17 de diciembre de 2013

¿Quién es Jesús?



Evangelio según San Mateo 21,23-27.


Jesús entró en el Templo y, mientras enseñaba, se le acercaron los sumos sacerdotes y los ancianos del pueblo, para decirle: "¿Con qué autoridad haces estas cosas? ¿Y quién te ha dado esa autoridad?".
Jesús les respondió: "Yo también quiero hacerles una sola pregunta. Si me responden, les diré con qué autoridad hago estas cosas.
¿De dónde venía el bautismo de Juan? ¿Del cielo o de los hombres?". Ellos se hacían este razonamiento: "Si respondemos: 'Del cielo', él nos dirá: 'Entonces, ¿por qué no creyeron en él?'.
Y si decimos: 'De los hombres', debemos temer a la multitud, porque todos consideran a Juan un profeta".
Por eso respondieron a Jesús: "No sabemos". El, por su parte, les respondió: "Entonces yo tampoco les diré con qué autoridad hago esto".

COMENTARIO:

  Este Evangelio de san Mateo recoge, como lo hará en los dos capítulos siguientes, las disputas que los jefes del pueblo mantuvieron con Jesús. Es muy posible que, tras el episodio donde el Señor les recriminó que hubieran convertido la casa de su Padre en un mercado persa y una cueva de ladrones, expulsando a los vendedores del Templo que se encontraban allí, tuvieran todos ellos los nervios exacerbados. Y que buscaran la manera de que el Señor reconociera su verdadera identidad como Verbo encarnado, para poder terminar con su vida. Porque en aquellos momentos, cualquiera que se identificara con el Mesías prometido y que, evidentemente no cumpliera las expectativas de libertador político y justiciero poderoso que se habían trazado, era reo de muerte.

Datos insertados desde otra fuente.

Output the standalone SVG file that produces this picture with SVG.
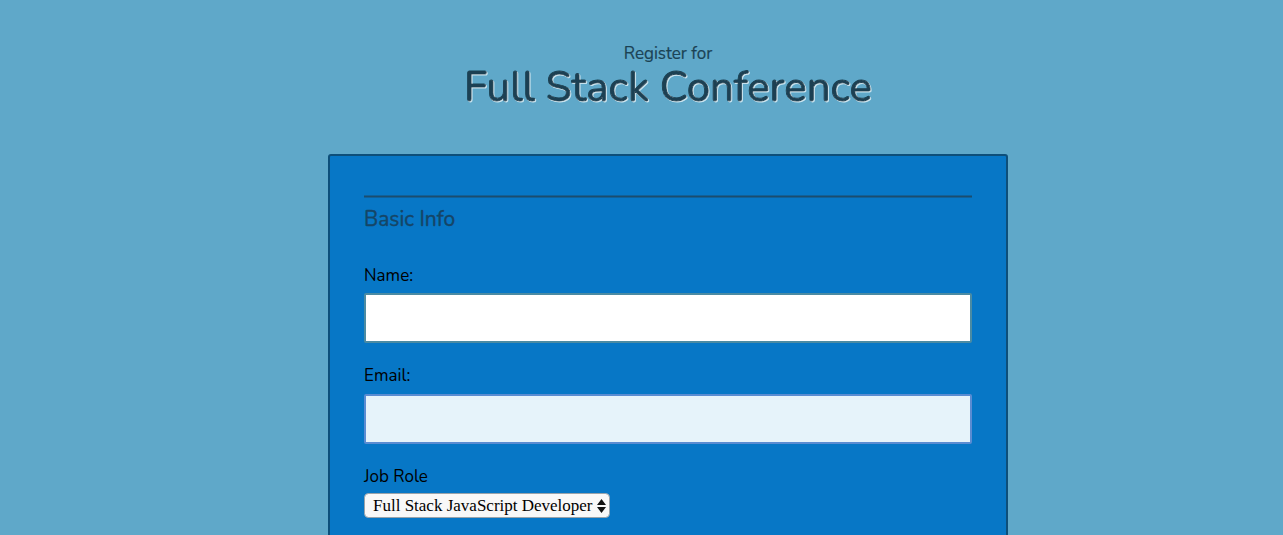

  Por eso, los príncipes de los sacerdotes y los ancianos, que formaban los miembros laicos del Sanedrín, le piden a Jesús que les de una prueba clara de su realidad mesiánica. Pero Jesús, que ve en el corazón de las personas y, aunque usen buenas palabras conoce sus verdaderas intenciones, no les da una respuesta directa sino que les interpone una pregunta previa a su respuesta, sobre la misión de Juan el Bautista. Conoce bien el Maestro la autoridad profética que tenía Juan entre la gente del pueblo; y como aquellos hombres que lo interpelan, por nada del mundo desearían soliviantar a sus conciudadanos. En cambio, ninguno de ellos había creído en su predicación, porque de haberlo hecho hubieran tenido que reconocer que la misión del Bautista era la de ser el precursor y el heraldo, que anunciaba al Mesías. Que aquel hombre, con sus palabras anunciadas en el desierto y en la orilla del río Jordán, había identificado a Cristo como el Cordero de Dios, que iba a dar su vida por la liberación del mundo.

  No una liberación como esperaban aquellos fariseos y saduceos, del yugo romano; sino la redención de la peor esclavitud que puede sentir el hombre: el pecado; que es aquella que lo ata a sí mismo y lo hace prisionero de sus más bajas pasiones. Ninguno de ellos creyó en el mensaje del profeta que los llamaba a una conversión; a un cambio de actitud, en su ser y en su existir, necesario para recibir la salvación. Por eso cuando Jesús los enfrenta con sus actos, desde una posición inteligente y prudente, no les conviene para nada darle una respuesta y optan por un silencio que, sin duda, favorece que el Señor no de un verdadero testimonio sobre Sí mismo. No por miedo, sino porque todavía no ha llegado su hora; como demostrará, posteriormente, al no dejar que le quiten la vida, sino entregarla libremente por todos nosotros, en el momento decisivo de la Pasión.

  En este episodio el Señor vuelve a recordarnos que Él es, quién es; no quien nosotros queremos que sea. Que, a través de su palabra y sus acciones nos reclama la entrega de nuestra confianza y nuestra voluntad. Pero nosotros, como aquellos que le seguían ciegos a la realidad que presentaba, preferimos negarle y continuar preguntando al mundo cuando sobrevendrá la liberación de las circunstancias que nos oprimen el alma. Sin comprender que este mundo, no tiene más respuesta que la de haber sido el lugar donde el Conocimiento divino quiso hacerse presente a todos los que, a través de la Luz del Espíritu, lo queramos aceptar. Que todo el depósito de la fe se encuentra en la Verdad Revelada y guardada en la Iglesia de Cristo, a la espera de que la deseemos descubrir. No increpemos a Dios con nuestras dudas, porque Él nos las respondió todas en su Hijo, Jesucristo.